Vous filmez des détails en subtilité, comme dans la scène ou Eline est approchée par un adulte. Comment travaillez-vous avec votre Chef opérateur ?
On a parlé beaucoup avant et regardé des photos, des peintures. On essaie d’avoir la même idée pour guider le film parfois avec beaucoup de couleurs pour avoir une sorte de correspondance entre les couleurs et les choses qui se passent.
Sur le plateau on définit aussi à quel point on est proches de ce qu’on va filmer. C’est aussi très instinctif. Parfois je sais très bien comment je veux le faire avant, parfois Je ne sais pas et on essaie des choses.

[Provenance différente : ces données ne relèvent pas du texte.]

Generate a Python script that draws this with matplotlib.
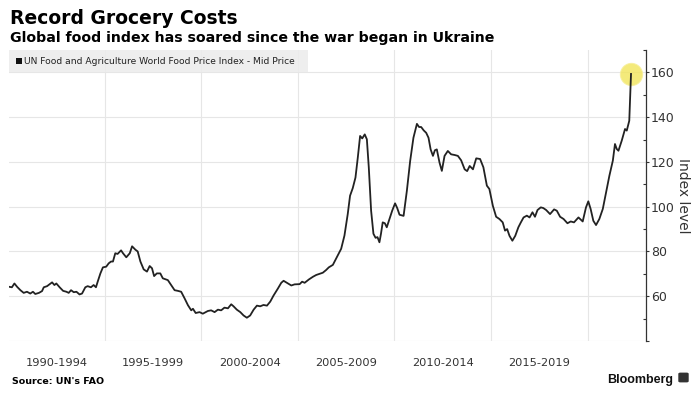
import matplotlib
matplotlib.use("Agg")
import matplotlib.pyplot as plt
from matplotlib.patches import Rectangle, FancyBboxPatch

# ---- data (decimal year, index value) ----
years = [
    1990.07, 1990.20, 1990.33, 1990.47, 1990.64, 1990.81, 1990.98, 1991.15, 1991.29, 1991.41,
    1991.60, 1991.76, 1991.85, 1992.02, 1992.20, 1992.28, 1992.40, 1992.50, 1992.67, 1992.85,
    1993.02, 1993.14, 1993.26, 1993.40, 1993.54, 1993.70, 1993.83, 1994.00, 1994.12, 1994.29,
    1994.43, 1994.55, 1994.64, 1994.78, 1994.91, 1995.08, 1995.21, 1995.33, 1995.43, 1995.55,
    1995.67, 1995.85, 1995.95, 1996.12, 1996.30, 1996.42, 1996.59, 1996.71, 1996.85, 1997.02,
    1997.19, 1997.33, 1997.45, 1997.56, 1997.70, 1997.88, 1998.01, 1998.27, 1998.44, 1998.62,
    1998.79, 1998.96, 1999.14, 1999.31, 1999.48, 1999.57, 1999.71, 1999.91, 2000.08, 2000.34,
    2000.51, 2000.69, 2000.86, 2001.03, 2001.20, 2001.38, 2001.55, 2001.67, 2001.84, 2002.02,
    2002.19, 2002.36, 2002.53, 2002.71, 2002.88, 2003.05, 2003.22, 2003.40, 2003.57, 2003.74,
    2003.97, 2004.14, 2004.26, 2004.43, 2004.66, 2004.83, 2005.09, 2005.22, 2005.35, 2005.57,
    2005.78, 2005.95, 2006.12, 2006.29, 2006.46, 2006.60, 2006.81, 2007.05, 2007.24, 2007.41,
    2007.58, 2007.70, 2007.84, 2007.98, 2008.10, 2008.22, 2008.33, 2008.46, 2008.57, 2008.67,
    2008.79, 2008.91, 2009.02, 2009.12, 2009.22, 2009.30, 2009.39, 2009.50, 2009.60, 2009.70,
    2009.88, 2010.03, 2010.14, 2010.26, 2010.47, 2010.64, 2010.81, 2010.98, 2011.16, 2011.27,
    2011.38, 2011.51, 2011.64, 2011.76, 2011.87, 2011.99, 2012.09, 2012.19, 2012.33, 2012.45,
    2012.59, 2012.76, 2012.93, 2013.11, 2013.28, 2013.45, 2013.63, 2013.76, 2013.89, 2014.06,
    2014.23, 2014.43, 2014.60, 2014.78, 2014.91, 2015.09, 2015.26, 2015.43, 2015.60, 2015.72,
    2015.83, 2015.95, 2016.10, 2016.25, 2016.41, 2016.54, 2016.68, 2016.85, 2016.99, 2017.14,
    2017.27, 2017.40, 2017.57, 2017.70, 2017.85, 2018.05, 2018.26, 2018.40, 2018.57, 2018.75,
    2018.95, 2019.12, 2019.29, 2019.52, 2019.74, 2019.91, 2020.03, 2020.15, 2020.29, 2020.43,
    2020.60, 2020.78, 2020.95, 2021.12, 2021.30, 2021.41, 2021.50, 2021.59, 2021.76, 2021.93,
    2022.02, 2022.15, 2022.24,
]
index_values = [
    64.2, 64.0, 65.7, 64.2, 62.7, 61.5, 62.0, 61.2, 62.0, 61.0,
    61.5, 62.3, 64.0, 64.5, 65.7, 66.2, 65.0, 65.7, 64.0, 62.4,
    62.0, 61.5, 62.7, 61.8, 62.0, 60.8, 61.2, 64.0, 64.5, 64.0,
    65.0, 64.0, 66.5, 70.2, 72.9, 73.2, 74.7, 75.5, 75.5, 79.2,
    78.9, 80.5, 79.2, 77.4, 79.2, 82.3, 80.8, 80.0, 75.5, 72.0,
    71.0, 73.5, 72.5, 69.0, 70.2, 70.2, 68.0, 67.2, 65.0, 62.7,
    62.4, 62.0, 59.0, 56.0, 53.7, 54.4, 52.5, 52.9, 52.2, 53.4,
    53.7, 52.9, 54.0, 53.7, 54.9, 54.6, 56.4, 55.5, 54.0, 52.9,
    51.4, 50.4, 51.4, 54.0, 55.8, 55.5, 56.1, 55.8, 57.6, 60.3,
    63.5, 66.0, 66.9, 66.0, 64.8, 65.3, 65.4, 66.5, 66.0, 67.5,
    68.7, 69.5, 70.0, 70.5, 71.7, 72.9, 74.0, 78.0, 81.2, 87.1,
    96.7, 104.9, 108.3, 113.0, 121.9, 131.6, 130.5, 132.3, 130.1, 117.5,
    98.2, 87.9, 86.1, 86.4, 84.1, 87.9, 93.0, 92.6, 90.8, 93.5,
    98.2, 101.5, 99.4, 96.4, 95.9, 107.1, 120.4, 130.8, 137.0, 135.6,
    135.6, 134.1, 133.0, 130.8, 125.6, 122.7, 125.2, 125.6, 119.7, 116.0,
    122.7, 124.9, 123.4, 123.1, 122.7, 120.7, 116.7, 115.9, 118.2, 116.7,
    121.6, 121.3, 117.6, 109.4, 107.9, 100.4, 95.5, 94.5, 93.0, 89.3,
    90.0, 87.0, 84.8, 87.0, 90.8, 93.0, 95.2, 96.0, 95.2, 97.5,
    95.5, 98.5, 99.7, 99.4, 98.5, 96.7, 98.8, 98.2, 95.5, 94.5,
    92.6, 93.4, 93.0, 95.2, 93.4, 99.7, 102.4, 99.0, 93.7, 91.8,
    94.5, 99.0, 106.4, 113.8, 120.6, 128.0, 125.8, 125.0, 129.5, 134.7,
    134.0, 138.4, 159.3,
]

period_centers = [1992.5, 1997.5, 2002.5, 2007.5, 2012.5, 2017.5]
period_labels = ["1990-1994", "1995-1999", "2000-2004", "2005-2009", "2010-2014", "2015-2019"]
period_bounds = [1995, 2000, 2005, 2010, 2015, 2020]
y_ticks = [40, 60, 80, 100, 120, 140, 160]
y_tick_labels = ["", "60", "80", "100", "120", "140", "160"]
y_minor = [50, 70, 90, 110, 130, 150, 170]

title = "Record Grocery Costs"
subtitle = "Global food index has soared since the war began in Ukraine"
series_name = "UN Food and Agriculture World Food Price Index - Mid Price"
source = "Source: UN's FAO"

W, H = 694, 396
fig = plt.figure(figsize=(W / 100, H / 100), dpi=100)
fig.patch.set_facecolor("white")

def fx(px):
    return px / W

def fy(py):
    return 1 - py / H

left, right, top, bottom = 9, 645.7, 50, 341
ax = fig.add_axes([fx(left), fy(bottom), fx(right - left), (bottom - top) / H])
ax.set_facecolor("white")

grid_c = "#e6e6e6"
ax.plot(years, index_values, color="#222222", lw=1.3, zorder=3, solid_joinstyle="round")
ax.plot(years[-1:], index_values[-1:], "o", ms=16, color="#f2e55a", alpha=0.8,
        markeredgewidth=0.8, markeredgecolor="#f7ef9a", zorder=2)

ax.set_xlim(1990.05, 2023.0)
ax.set_ylim(40, 170)

ax.set_xticks(period_centers)
ax.set_xticklabels(period_labels)
ax.set_xticks(period_bounds, minor=True)
ax.tick_params(axis="x", which="both", length=0, pad=12, labelsize=8.2, labelcolor="#333333")
ax.grid(axis="x", which="minor", color=grid_c, lw=0.8)

ax.yaxis.tick_right()
ax.set_yticks(y_ticks)
ax.set_yticklabels(y_tick_labels)
ax.set_yticks(y_minor, minor=True)
ax.tick_params(axis="y", which="major", direction="out", length=2.5, width=0.8,
               pad=1.2, labelsize=9, labelcolor="#333333", color="#333333")
ax.tick_params(axis="y", which="minor", direction="in", length=2.5, width=0.8, color="#333333")
ax.grid(axis="y", which="major", color=grid_c, lw=0.8)
ax.set_axisbelow(True)

for s in ["left", "top", "bottom"]:
    ax.spines[s].set_visible(False)
ax.spines["right"].set_color("#333333")
ax.spines["right"].set_linewidth(0.9)

fig.text(fx(683), fy(195.5), "Index level", rotation=270, ha="center", va="center",
         fontsize=10, color="#333333")

# titles
fig.text(fx(10), fy(24), title, fontsize=13.5, fontweight="bold", ha="left", va="baseline")
fig.text(fx(10), fy(41.7), subtitle, fontsize=10.2, fontweight="bold", ha="left", va="baseline")

# legend box
fig.patches.append(Rectangle((fx(8.5), fy(71.7)), fx(308 - 8.5), (71.7 - 50) / H,
                             transform=fig.transFigure, facecolor="#ececec", alpha=0.85,
                             edgecolor="none", zorder=1))
fig.patches.append(Rectangle((fx(15.5), fy(64)), fx(6.3), 6.3 / H, transform=fig.transFigure,
                             facecolor="#111111", edgecolor="none", zorder=2))
fig.text(fx(24.5), fy(61), series_name, fontsize=6.6, color="#222222", ha="left", va="center")

# footer
fig.text(fx(12), fy(384), source, fontsize=6.8, fontweight="bold", ha="left", va="baseline")
fig.text(fx(673), fy(382.7), "Bloomberg", fontsize=9, fontweight="bold", ha="right",
         va="baseline", family=["Liberation Sans", "DejaVu Sans"], color="#111111")
fig.patches.append(FancyBboxPatch((fx(679), fy(382)), fx(9), 9 / H, transform=fig.transFigure,
                                  boxstyle="round,pad=0.001,rounding_size=0.003",
                                  facecolor="#333333", edgecolor="none", zorder=2))

fig.savefig("out.png", dpi=100, facecolor="white")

On sent que votre cinéma est très sensible, chaque élément narratif est utilisé comme tel. Cela vient-il des différents arts que vous avez pratiqués, par exemple vos installations vidéos ?
C’est drôle, j’ai vu récemment le making-off du fils des Dardenne et Olivier Gourmet dit qu’on est tous le produit de ce qu’on a vécu. Physiquement et mentalement. Donc oui, mais je ne peux pas l’analyser. Ce que j’ai beaucoup appris dans le théâtre parce que j’ai joué moi-même, c’est ce qu’un acteur a besoin d’entendre et ce dont il n’a pas besoin. Mon rôle est de le rassurer et être là, de le mettre dans le bon état d’esprit, dans la psychologie du personnage.

A l’extérieur vous filmez une nature immense et des personnages minuscules tandis qu’à l’intérieur c’est plus confiné, vous filmez en gros plans, pourquoi ?
Pour le film j’avais un rythme dans mon cœur parfois très dynamique et parfois poétique, les moments de repos. C’est pour ces moments que la nature est aussi là, avec son immensité et ses très petites personnes : Est-ce que c’est le destin ? Ce qui se passe avec Eline, c’est quoi ? c’est aussi le destin ? Sylvie essaie de savoir ce qui c’est passé mais c’est parfois mieux de ne pas chercher les solutions.

Propos recueillis par Stéphanie Lannoy, à Bruxelles, novembre 2016.